┏━━

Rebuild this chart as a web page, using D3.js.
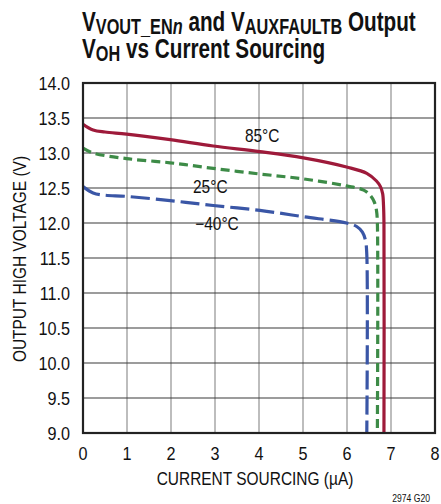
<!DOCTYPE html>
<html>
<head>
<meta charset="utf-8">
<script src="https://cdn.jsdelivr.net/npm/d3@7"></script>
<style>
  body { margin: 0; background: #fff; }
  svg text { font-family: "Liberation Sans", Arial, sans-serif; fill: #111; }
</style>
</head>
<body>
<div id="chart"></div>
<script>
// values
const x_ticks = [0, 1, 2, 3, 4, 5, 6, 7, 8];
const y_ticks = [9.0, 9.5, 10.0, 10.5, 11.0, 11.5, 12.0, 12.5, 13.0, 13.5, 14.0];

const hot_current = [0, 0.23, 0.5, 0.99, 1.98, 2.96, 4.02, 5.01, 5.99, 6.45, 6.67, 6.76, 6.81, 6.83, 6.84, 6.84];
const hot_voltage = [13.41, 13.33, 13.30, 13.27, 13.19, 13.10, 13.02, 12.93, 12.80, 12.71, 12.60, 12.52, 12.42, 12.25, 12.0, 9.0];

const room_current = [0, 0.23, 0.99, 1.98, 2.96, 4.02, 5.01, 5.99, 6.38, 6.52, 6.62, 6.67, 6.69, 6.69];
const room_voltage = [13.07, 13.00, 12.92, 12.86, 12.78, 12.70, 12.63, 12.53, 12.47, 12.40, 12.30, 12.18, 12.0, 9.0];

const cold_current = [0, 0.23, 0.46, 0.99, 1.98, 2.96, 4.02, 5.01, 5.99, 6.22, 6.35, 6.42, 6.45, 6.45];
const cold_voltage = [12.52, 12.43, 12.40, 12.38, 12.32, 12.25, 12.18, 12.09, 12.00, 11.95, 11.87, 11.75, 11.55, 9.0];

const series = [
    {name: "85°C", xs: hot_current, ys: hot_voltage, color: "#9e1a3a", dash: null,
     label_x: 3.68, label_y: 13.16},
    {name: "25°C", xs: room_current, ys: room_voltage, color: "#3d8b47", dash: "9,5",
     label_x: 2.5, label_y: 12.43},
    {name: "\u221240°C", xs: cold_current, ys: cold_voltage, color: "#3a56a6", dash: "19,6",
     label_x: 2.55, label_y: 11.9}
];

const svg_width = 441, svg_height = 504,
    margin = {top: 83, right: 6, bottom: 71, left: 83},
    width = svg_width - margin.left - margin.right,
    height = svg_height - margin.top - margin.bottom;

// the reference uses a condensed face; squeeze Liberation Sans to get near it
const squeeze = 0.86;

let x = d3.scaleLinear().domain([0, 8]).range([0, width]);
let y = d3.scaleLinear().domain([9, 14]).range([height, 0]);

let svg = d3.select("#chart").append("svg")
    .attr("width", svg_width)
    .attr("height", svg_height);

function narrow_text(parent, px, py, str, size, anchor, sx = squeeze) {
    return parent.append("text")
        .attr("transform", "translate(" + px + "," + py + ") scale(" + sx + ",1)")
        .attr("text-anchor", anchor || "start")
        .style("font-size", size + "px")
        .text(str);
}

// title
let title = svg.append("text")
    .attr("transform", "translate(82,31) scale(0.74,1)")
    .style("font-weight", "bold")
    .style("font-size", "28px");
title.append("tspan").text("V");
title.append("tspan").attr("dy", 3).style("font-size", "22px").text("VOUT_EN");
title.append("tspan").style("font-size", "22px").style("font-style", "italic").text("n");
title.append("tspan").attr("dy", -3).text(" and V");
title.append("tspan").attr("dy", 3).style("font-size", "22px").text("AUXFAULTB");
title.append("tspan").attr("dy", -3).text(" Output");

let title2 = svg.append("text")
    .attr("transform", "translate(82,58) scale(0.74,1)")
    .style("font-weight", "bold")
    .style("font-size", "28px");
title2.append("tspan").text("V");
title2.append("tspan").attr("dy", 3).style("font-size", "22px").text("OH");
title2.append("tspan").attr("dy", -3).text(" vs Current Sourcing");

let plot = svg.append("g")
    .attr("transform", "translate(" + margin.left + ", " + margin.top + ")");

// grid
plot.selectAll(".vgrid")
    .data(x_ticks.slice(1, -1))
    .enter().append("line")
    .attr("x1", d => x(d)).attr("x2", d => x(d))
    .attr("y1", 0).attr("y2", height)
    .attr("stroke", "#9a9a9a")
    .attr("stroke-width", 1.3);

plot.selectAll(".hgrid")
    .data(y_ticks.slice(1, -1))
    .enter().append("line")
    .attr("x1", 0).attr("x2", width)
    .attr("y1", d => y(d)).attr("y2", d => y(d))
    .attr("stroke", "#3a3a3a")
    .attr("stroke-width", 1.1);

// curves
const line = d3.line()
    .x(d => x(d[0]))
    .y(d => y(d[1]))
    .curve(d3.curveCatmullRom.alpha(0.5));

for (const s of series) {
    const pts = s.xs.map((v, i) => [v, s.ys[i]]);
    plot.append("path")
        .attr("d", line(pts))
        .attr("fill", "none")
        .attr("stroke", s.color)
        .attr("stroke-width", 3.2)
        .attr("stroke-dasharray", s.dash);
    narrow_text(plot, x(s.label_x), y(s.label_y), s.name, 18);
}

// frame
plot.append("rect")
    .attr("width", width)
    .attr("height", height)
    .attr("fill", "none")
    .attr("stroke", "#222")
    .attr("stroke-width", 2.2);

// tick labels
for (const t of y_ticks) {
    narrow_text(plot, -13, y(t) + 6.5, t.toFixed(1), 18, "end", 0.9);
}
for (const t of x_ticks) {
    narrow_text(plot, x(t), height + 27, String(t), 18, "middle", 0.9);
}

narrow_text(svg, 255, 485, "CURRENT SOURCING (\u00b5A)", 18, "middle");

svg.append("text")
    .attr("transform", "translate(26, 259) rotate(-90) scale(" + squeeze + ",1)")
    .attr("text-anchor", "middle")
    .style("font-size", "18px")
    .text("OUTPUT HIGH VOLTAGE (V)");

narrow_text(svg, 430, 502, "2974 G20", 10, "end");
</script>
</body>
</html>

┗━━

What the task asks —
Keep every word of the data as it is when you write it out, but drop the pictures.

Result for this task —
Rebuild this chart as a web page, using D3.js.
<!DOCTYPE html>
<html>
<head>
<meta charset="utf-8">
<script src="https://cdn.jsdelivr.net/npm/d3@7"></script>
<style>
  body { margin: 0; background: #fff; }
  svg text { font-family: "Liberation Sans", Arial, sans-serif; fill: #111; }
</style>
</head>
<body>
<div id="chart"></div>
<script>
// values
const x_ticks = [0, 1, 2, 3, 4, 5, 6, 7, 8];
const y_ticks = [9.0, 9.5, 10.0, 10.5, 11.0, 11.5, 12.0, 12.5, 13.0, 13.5, 14.0];

const hot_current = [0, 0.23, 0.5, 0.99, 1.98, 2.96, 4.02, 5.01, 5.99, 6.45, 6.67, 6.76, 6.81, 6.83, 6.84, 6.84];
const hot_voltage = [13.41, 13.33, 13.30, 13.27, 13.19, 13.10, 13.02, 12.93, 12.80, 12.71, 12.60, 12.52, 12.42, 12.25, 12.0, 9.0];

const room_current = [0, 0.23, 0.99, 1.98, 2.96, 4.02, 5.01, 5.99, 6.38, 6.52, 6.62, 6.67, 6.69, 6.69];
const room_voltage = [13.07, 13.00, 12.92, 12.86, 12.78, 12.70, 12.63, 12.53, 12.47, 12.40, 12.30, 12.18, 12.0, 9.0];

const cold_current = [0, 0.23, 0.46, 0.99, 1.98, 2.96, 4.02, 5.01, 5.99, 6.22, 6.35, 6.42, 6.45, 6.45];
const cold_voltage = [12.52, 12.43, 12.40, 12.38, 12.32, 12.25, 12.18, 12.09, 12.00, 11.95, 11.87, 11.75, 11.55, 9.0];

const series = [
    {name: "85°C", xs: hot_current, ys: hot_voltage, color: "#9e1a3a", dash: null,
     label_x: 3.68, label_y: 13.16},
    {name: "25°C", xs: room_current, ys: room_voltage, color: "#3d8b47", dash: "9,5",
     label_x: 2.5, label_y: 12.43},
    {name: "\u221240°C", xs: cold_current, ys: cold_voltage, color: "#3a56a6", dash: "19,6",
     label_x: 2.55, label_y: 11.9}
];

const svg_width = 441, svg_height = 504,
    margin = {top: 83, right: 6, bottom: 71, left: 83},
    width = svg_width - margin.left - margin.right,
    height = svg_height - margin.top - margin.bottom;

// the reference uses a condensed face; squeeze Liberation Sans to get near it
const squeeze = 0.86;

let x = d3.scaleLinear().domain([0, 8]).range([0, width]);
let y = d3.scaleLinear().domain([9, 14]).range([height, 0]);

let svg = d3.select("#chart").append("svg")
    .attr("width", svg_width)
    .attr("height", svg_height);

function narrow_text(parent, px, py, str, size, anchor, sx = squeeze) {
    return parent.append("text")
        .attr("transform", "translate(" + px + "," + py + ") scale(" + sx + ",1)")
        .attr("text-anchor", anchor || "start")
        .style("font-size", size + "px")
        .text(str);
}

// title
let title = svg.append("text")
    .attr("transform", "translate(82,31) scale(0.74,1)")
    .style("font-weight", "bold")
    .style("font-size", "28px");
title.append("tspan").text("V");
title.append("tspan").attr("dy", 3).style("font-size", "22px").text("VOUT_EN");
title.append("tspan").style("font-size", "22px").style("font-style", "italic").text("n");
title.append("tspan").attr("dy", -3).text(" and V");
title.append("tspan").attr("dy", 3).style("font-size", "22px").text("AUXFAULTB");
title.append("tspan").attr("dy", -3).text(" Output");

let title2 = svg.append("text")
    .attr("transform", "translate(82,58) scale(0.74,1)")
    .style("font-weight", "bold")
    .style("font-size", "28px");
title2.append("tspan").text("V");
title2.append("tspan").attr("dy", 3).style("font-size", "22px").text("OH");
title2.append("tspan").attr("dy", -3).text(" vs Current Sourcing");

let plot = svg.append("g")
    .attr("transform", "translate(" + margin.left + ", " + margin.top + ")");

// grid
plot.selectAll(".vgrid")
    .data(x_ticks.slice(1, -1))
    .enter().append("line")
    .attr("x1", d => x(d)).attr("x2", d => x(d))
    .attr("y1", 0).attr("y2", height)
    .attr("stroke", "#9a9a9a")
    .attr("stroke-width", 1.3);

plot.selectAll(".hgrid")
    .data(y_ticks.slice(1, -1))
    .enter().append("line")
    .attr("x1", 0).attr("x2", width)
    .attr("y1", d => y(d)).attr("y2", d => y(d))
    .attr("stroke", "#3a3a3a")
    .attr("stroke-width", 1.1);

// curves
const line = d3.line()
    .x(d => x(d[0]))
    .y(d => y(d[1]))
    .curve(d3.curveCatmullRom.alpha(0.5));

for (const s of series) {
    const pts = s.xs.map((v, i) => [v, s.ys[i]]);
    plot.append("path")
        .attr("d", line(pts))
        .attr("fill", "none")
        .attr("stroke", s.color)
        .attr("stroke-width", 3.2)
        .attr("stroke-dasharray", s.dash);
    narrow_text(plot, x(s.label_x), y(s.label_y), s.name, 18);
}

// frame
plot.append("rect")
    .attr("width", width)
    .attr("height", height)
    .attr("fill", "none")
    .attr("stroke", "#222")
    .attr("stroke-width", 2.2);

// tick labels
for (const t of y_ticks) {
    narrow_text(plot, -13, y(t) + 6.5, t.toFixed(1), 18, "end", 0.9);
}
for (const t of x_ticks) {
    narrow_text(plot, x(t), height + 27, String(t), 18, "middle", 0.9);
}

narrow_text(svg, 255, 485, "CURRENT SOURCING (\u00b5A)", 18, "middle");

svg.append("text")
    .attr("transform", "translate(26, 259) rotate(-90) scale(" + squeeze + ",1)")
    .attr("text-anchor", "middle")
    .style("font-size", "18px")
    .text("OUTPUT HIGH VOLTAGE (V)");

narrow_text(svg, 430, 502, "2974 G20", 10, "end");
</script>
</body>
</html>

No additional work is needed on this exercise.